Desperate measures these were, but they developed out of desperate times in the history of BU’s governance. BU’s Byzantine power structure had facilitated the unhealthy entrenchment of Silber’s power over three decades. In 1996, after Silber’s 25-year tenure as university president, the board of trustees created the position of “Chancellor” especially for him. The role allowed him to retain effective control over the BU administration while his chosen successor, Jon Westling, acted as president. When Westling was forced out of the presidency in 2002, Silber simply took over his powers, acting as Chancellor and president simultaneously.
But Goldin was displeased with the power structure from the start. Last spring, when Goldin was first being considered as a replacement for Westling, he made his views crystal clear, telling Silber to his face, “You have to step aside.” As Goldin reiterated recently, “There can only be one president.” Silber, who initially endorsed Goldin’s candidacy, resigned the chancellorship in late August, and Goldin made clear to the board last week that “those issues are behind us and require no further discussion.”

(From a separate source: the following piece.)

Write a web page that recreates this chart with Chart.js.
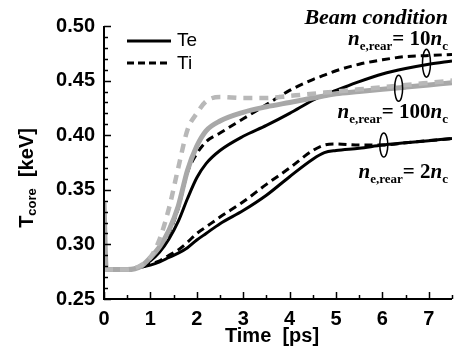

Rather than reciprocate Goldin’s reasonableness, however. the board of trustees has chosen a reactionary course, demonstrating the ingrained resistance to change of the BU administration. Not only did the board’s reversal entail a costly settlement, it also tarnished the school’s credibility. After this move, BU is likely to face a great deal of difficulty in persuading qualified candidates to even bother applying for the seemingly-puppet presidency. BU’s leadership should take the opportunity to fix itself now—otherwise its predicament will only become more embarrassing.